We go to Ingles instead. It is the local supermarket. There used to be a Piggly Wiggly which I adored just because of its name. But Ingles is a splendid, vast, handsome regional supermarket with a resident Starbucks, a terrific salad bar and hot food section, and a place to sit and eat while shopping. Hot soups turn out to be stunning. And the old-fashioned Southern hot food - corn bread and collard greens.

Ingles is also a big employer of seniors. In fact seniors are in employment all over the place, and they seem to be thriving. Check out chicks are old hat. Check out grannies are the go, with grandpas packing the shopping and helping one take it to the car. Truly.
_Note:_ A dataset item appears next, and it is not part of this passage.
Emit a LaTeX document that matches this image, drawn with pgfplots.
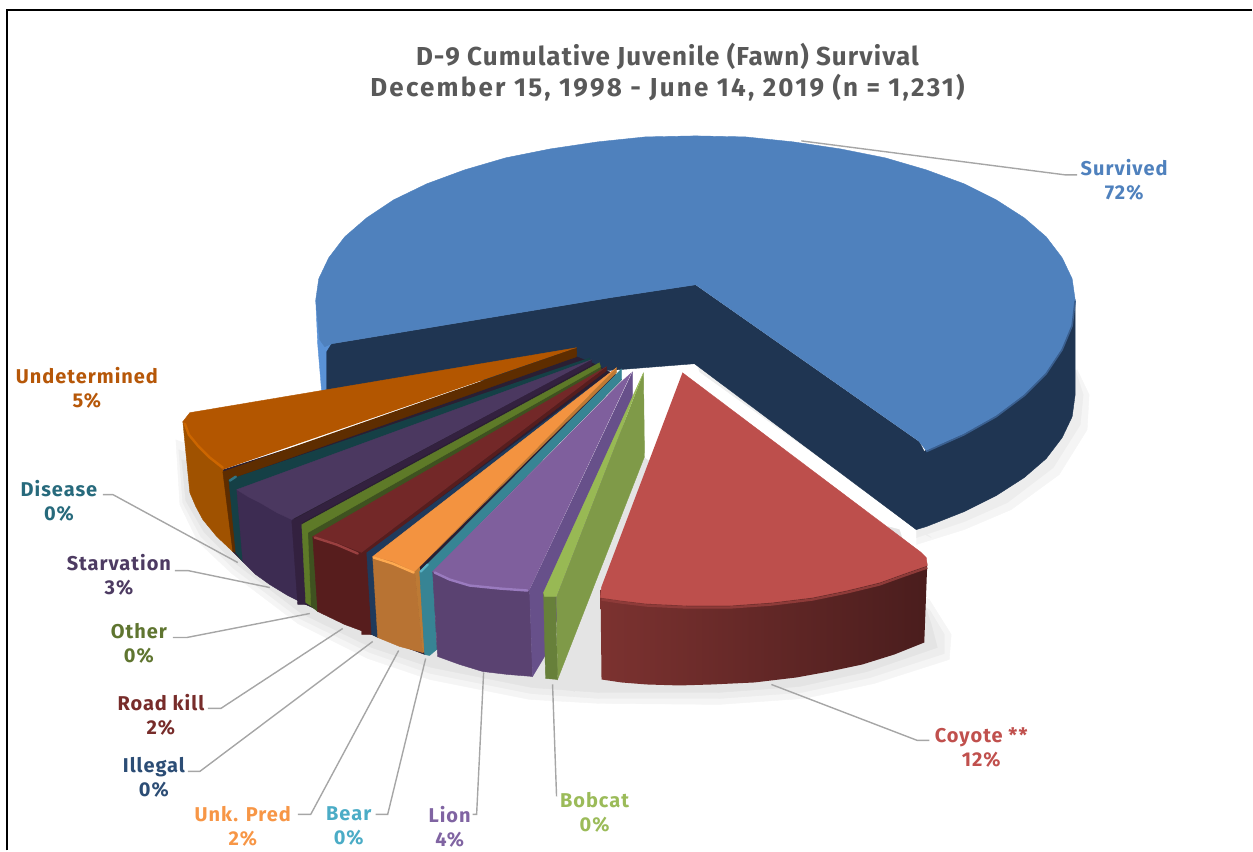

And the helping to the car is emphatically a courtesy offered by the store. Big signs indicate that tipping for this assistance is not appropriate. Pure class.

Oh, and let us not forget the supermarket rest room. Hah. Woolies and Coles in Australia will send you out into the street looking for public facilities in Australia. Not in the USA. It is understood that people have natural urges and all supermarkets provide rest rooms. In Ingles, the ladies' room even has fresh red roses to decorate it.
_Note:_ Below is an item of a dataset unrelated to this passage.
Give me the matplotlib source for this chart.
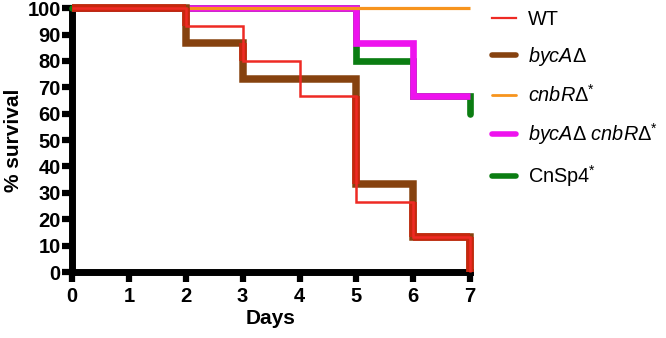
import matplotlib
matplotlib.use("Agg")
import matplotlib.pyplot as plt
from matplotlib.lines import Line2D
import numpy as np

plt.rcParams['font.family'] = ['Liberation Sans', 'DejaVu Sans']
plt.rcParams['mathtext.fontset'] = 'custom'
plt.rcParams['mathtext.rm'] = 'Liberation Sans'
plt.rcParams['mathtext.it'] = 'Liberation Sans:italic'
plt.rcParams['mathtext.bf'] = 'Liberation Sans:bold'

# ---- data (Kaplan-Meier steps: time of change, survival after change) ----
wt_days = [0, 2, 3, 4, 5, 6, 7]
wt_surv = [100, 93.3, 80, 66.7, 26.7, 13.3, 0]

byca_days = [0, 2, 3, 5, 6, 7]
byca_surv = [100, 86.7, 73.3, 33.3, 13.3, 0]

cnbr_days = [0, 7]
cnbr_surv = [100, 100]

double_days = [0, 5, 6, 7]
double_surv = [100, 86.7, 66.7, 66.7]

cnsp4_days = [0, 5, 6, 7]
cnsp4_surv = [100, 80, 66.7, 60]

labels = ['WT', r'$\mathit{bycA\Delta}$', r'$\mathit{cnbR\Delta}^{*}$',
          r'$\mathit{bycA\Delta\ cnbR\Delta}^{*}$', r'CnSp4$^{*}$']
x_ticks = list(range(0, 8))
y_ticks = list(range(0, 101, 10))

c_wt = '#ee2a24'
c_byca = '#86420f'
c_overlap = '#c8260e'
c_cnbr = '#f7941d'
c_double = '#ee12ee'
c_cnsp4 = '#0b7d12'


def step_xy(t, s):
    xs, ys = [t[0]], [s[0]]
    for i in range(1, len(t)):
        xs += [t[i], t[i]]
        ys += [s[i - 1], s[i]]
    return np.array(xs, float), np.array(ys, float)


def segments(t, s):
    xs, ys = step_xy(t, s)
    return [((xs[i], ys[i]), (xs[i + 1], ys[i + 1])) for i in range(len(xs) - 1)]


def overlaps(t1, s1, t2, s2):
    out = []
    for (a0, a1) in segments(t1, s1):
        for (b0, b1) in segments(t2, s2):
            if a0[1] == a1[1] and b0[1] == b1[1] and abs(a0[1] - b0[1]) < 1e-9:
                lo = max(min(a0[0], a1[0]), min(b0[0], b1[0]))
                hi = min(max(a0[0], a1[0]), max(b0[0], b1[0]))
                if hi > lo:
                    out.append(([lo, hi], [a0[1], a0[1]]))
            elif a0[0] == a1[0] and b0[0] == b1[0] and abs(a0[0] - b0[0]) < 1e-9:
                lo = max(min(a0[1], a1[1]), min(b0[1], b1[1]))
                hi = min(max(a0[1], a1[1]), max(b0[1], b1[1]))
                if hi > lo:
                    out.append(([a0[0], a0[0]], [lo, hi]))
    return out


fig = plt.figure(figsize=(6.66, 3.38), dpi=100)
ax = fig.add_axes([0.108, 0.195, 0.598, 0.781])

kw = dict(solid_capstyle='butt', solid_joinstyle='miter', clip_on=False)
ax.plot(*step_xy(cnsp4_days, cnsp4_surv), color=c_cnsp4, lw=4.8, zorder=3,
        solid_capstyle='round', solid_joinstyle='miter', clip_on=False)
ax.plot(*step_xy(double_days, double_surv), color=c_double, lw=4.8, zorder=4, **kw)
ax.plot(*step_xy(cnbr_days, cnbr_surv), color=c_cnbr, lw=2.3, zorder=5, **kw)
ax.plot(*step_xy(byca_days, byca_surv), color=c_byca, lw=5.4, zorder=6, **kw)
for xs, ys in overlaps(wt_days, wt_surv, byca_days, byca_surv):
    ax.plot(xs, ys, color=c_overlap, lw=5.4, zorder=7, **kw)
ax.plot(*step_xy(wt_days, wt_surv), color=c_wt, lw=1.8, zorder=8, **kw)

ax.set_xlim(0, 7)
ax.set_ylim(0, 100)
ax.set_xticks(x_ticks)
ax.set_yticks(y_ticks)
ax.set_xticklabels([str(v) for v in x_ticks], fontsize=14.5, fontweight='bold')
ax.set_yticklabels([str(v) for v in y_ticks], fontsize=14.5, fontweight='bold')
for side in ['top', 'right']:
    ax.spines[side].set_visible(False)
for side in ['left', 'bottom']:
    ax.spines[side].set_linewidth(5.0)
    ax.spines[side].set_zorder(2)
ax.tick_params(axis='both', direction='out', length=7, width=4.5)
ax.tick_params(axis='x', pad=4)
ax.tick_params(axis='y', pad=1)
ax.set_xlabel('Days', fontsize=15, fontweight='bold', labelpad=2)
ax.set_ylabel('% survival', fontsize=15, fontweight='bold', labelpad=3)

handles = [
    Line2D([], [], color=c_wt, lw=1.6),
    Line2D([], [], color=c_byca, lw=4.0, solid_capstyle='round'),
    Line2D([], [], color=c_cnbr, lw=2.0, solid_capstyle='round'),
    Line2D([], [], color=c_double, lw=4.0, solid_capstyle='round'),
    Line2D([], [], color=c_cnsp4, lw=4.0, solid_capstyle='round'),
]
fig.legend(handles, labels, loc='upper left', bbox_to_anchor=(0.718, 1.012),
           frameon=False, fontsize=14.3, handlelength=1.2, handletextpad=0.6,
           labelspacing=0.8, borderaxespad=0.3)

fig.savefig('out.png', dpi=100)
We don’t do all our shopping at the supermarket.

There are marvellous farm stands. This is peach country.

It is also corn country. All of America, it turns out, is corn country. Crops from one end to another. We have watched their progress as we moved east. From tiny to tall, tall, tall. From elephant’s toe to elephant’s eye and, if you ask me, elephant’s head.
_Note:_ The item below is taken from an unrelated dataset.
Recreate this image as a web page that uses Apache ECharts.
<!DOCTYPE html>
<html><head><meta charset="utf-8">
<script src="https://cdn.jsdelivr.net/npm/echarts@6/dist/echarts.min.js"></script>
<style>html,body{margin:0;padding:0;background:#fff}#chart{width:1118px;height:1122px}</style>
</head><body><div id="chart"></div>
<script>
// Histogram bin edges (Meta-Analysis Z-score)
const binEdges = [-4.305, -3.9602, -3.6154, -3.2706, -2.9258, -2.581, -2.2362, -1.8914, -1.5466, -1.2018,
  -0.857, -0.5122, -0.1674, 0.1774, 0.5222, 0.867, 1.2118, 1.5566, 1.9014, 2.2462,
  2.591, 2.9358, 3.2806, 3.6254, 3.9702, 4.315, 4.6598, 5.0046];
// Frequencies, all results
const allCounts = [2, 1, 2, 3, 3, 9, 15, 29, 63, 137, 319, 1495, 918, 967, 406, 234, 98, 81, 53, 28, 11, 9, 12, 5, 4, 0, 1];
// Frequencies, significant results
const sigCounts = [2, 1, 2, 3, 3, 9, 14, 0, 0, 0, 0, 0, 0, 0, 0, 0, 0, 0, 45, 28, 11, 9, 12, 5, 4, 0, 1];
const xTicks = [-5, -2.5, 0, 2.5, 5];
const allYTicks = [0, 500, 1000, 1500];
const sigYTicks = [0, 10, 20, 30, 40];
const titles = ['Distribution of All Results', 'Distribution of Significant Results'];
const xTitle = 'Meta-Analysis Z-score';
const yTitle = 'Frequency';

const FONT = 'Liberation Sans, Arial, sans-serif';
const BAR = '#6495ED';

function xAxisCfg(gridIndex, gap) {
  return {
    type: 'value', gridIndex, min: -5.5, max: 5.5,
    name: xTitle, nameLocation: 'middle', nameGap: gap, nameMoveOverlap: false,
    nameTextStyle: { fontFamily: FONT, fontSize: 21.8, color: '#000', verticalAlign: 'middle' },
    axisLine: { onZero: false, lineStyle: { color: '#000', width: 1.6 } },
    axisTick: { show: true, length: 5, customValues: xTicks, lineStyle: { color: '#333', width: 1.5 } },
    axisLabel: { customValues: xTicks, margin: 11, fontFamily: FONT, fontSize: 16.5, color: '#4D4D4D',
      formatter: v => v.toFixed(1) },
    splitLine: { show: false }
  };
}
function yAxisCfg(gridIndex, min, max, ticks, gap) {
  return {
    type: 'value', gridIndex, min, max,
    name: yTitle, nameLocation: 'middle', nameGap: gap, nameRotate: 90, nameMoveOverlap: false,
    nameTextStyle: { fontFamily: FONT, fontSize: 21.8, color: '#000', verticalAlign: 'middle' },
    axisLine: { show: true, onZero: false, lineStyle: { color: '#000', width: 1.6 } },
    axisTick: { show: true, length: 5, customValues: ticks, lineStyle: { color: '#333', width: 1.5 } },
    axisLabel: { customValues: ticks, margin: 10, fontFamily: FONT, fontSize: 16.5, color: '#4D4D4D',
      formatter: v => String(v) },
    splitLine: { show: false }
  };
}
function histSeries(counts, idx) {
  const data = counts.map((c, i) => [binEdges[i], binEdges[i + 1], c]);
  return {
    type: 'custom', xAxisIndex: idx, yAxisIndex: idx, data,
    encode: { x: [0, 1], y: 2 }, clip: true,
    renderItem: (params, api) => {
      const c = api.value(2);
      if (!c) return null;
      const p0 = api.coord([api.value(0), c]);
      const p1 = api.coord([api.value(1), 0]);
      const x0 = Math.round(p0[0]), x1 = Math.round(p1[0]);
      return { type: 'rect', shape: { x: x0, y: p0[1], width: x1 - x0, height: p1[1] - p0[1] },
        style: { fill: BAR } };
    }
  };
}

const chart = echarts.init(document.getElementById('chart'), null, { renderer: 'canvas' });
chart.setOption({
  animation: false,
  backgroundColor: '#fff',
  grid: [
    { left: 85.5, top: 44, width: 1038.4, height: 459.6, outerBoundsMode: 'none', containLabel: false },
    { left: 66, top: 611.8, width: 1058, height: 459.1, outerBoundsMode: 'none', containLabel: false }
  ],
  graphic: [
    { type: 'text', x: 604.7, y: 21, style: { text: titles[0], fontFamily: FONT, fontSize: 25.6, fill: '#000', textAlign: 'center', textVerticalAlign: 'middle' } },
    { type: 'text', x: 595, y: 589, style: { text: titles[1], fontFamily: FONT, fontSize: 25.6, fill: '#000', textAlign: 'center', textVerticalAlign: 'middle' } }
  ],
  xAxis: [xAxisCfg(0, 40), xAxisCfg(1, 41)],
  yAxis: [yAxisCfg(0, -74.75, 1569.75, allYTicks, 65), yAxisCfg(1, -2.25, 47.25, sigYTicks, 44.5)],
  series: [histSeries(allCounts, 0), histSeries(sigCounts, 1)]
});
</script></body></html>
Very tall elephant at that, looking at the corn I found growing in the back streets of Helen.

Now is the time, at long last, to be eating corn. Oh, how I have dreamt of this. Hereabouts they have Silver Queen white corn, the most delicate and delicious of them all. We buy up. Also Candy Corn, which is yellow and white mixed.

We not only eat corn on the cob for lovely

lunches on the screened porch but also we have it as grits for breakfast every day. We buy our grits where they are milled.

Nora Mill is as old as the area. It is a water-driven mill on the Chattahoochee River . The corn pours into an ancient stone grinder just as it has done for ever. It is stone-ground on the spot. While you wait, almost.

The place is scented with fresh corn bread which is made right there to be sampled and to make the customer drool.

The farm stands also sell boiled peanuts, plain or spicy. They are very more-ish.

And the most wonderful, proper tomatoes. The way tomatoes should be.

Then there is okra, which is very popular in southern cuisine.

And a fruit which is new to me.

Scuppernongs.

Yes. Scuppernongs.

I did not make this up. It is the real and proper name of a little green grape-like fruit. They have tough outer skins. One nips off the top with the teeth and squeezes the centre into the mouth. Sensational. Not like anything else. Perhaps a little like tart, fresh grape soda flavour.

Muscadines are the purple sibling to Scuppernong. They are popular for sweet local wines. Some people prefer them to scuppernongs as a fresh treat. Not me.

The farm stands are very characterful and each one is famous for something. Fred brags his boiled peanuts, but I have had better. His peanut brittle, however, is peerless. And so are his spicy pork rinds.

Oh, and the family says that, for all my enthusiastic and shameless consumption of grits and spoon bread, corn on the cob, crispy bacon, pork rinds and scuppernongs, I am now a qualified southerner. I am also looking worryingly at the waistline.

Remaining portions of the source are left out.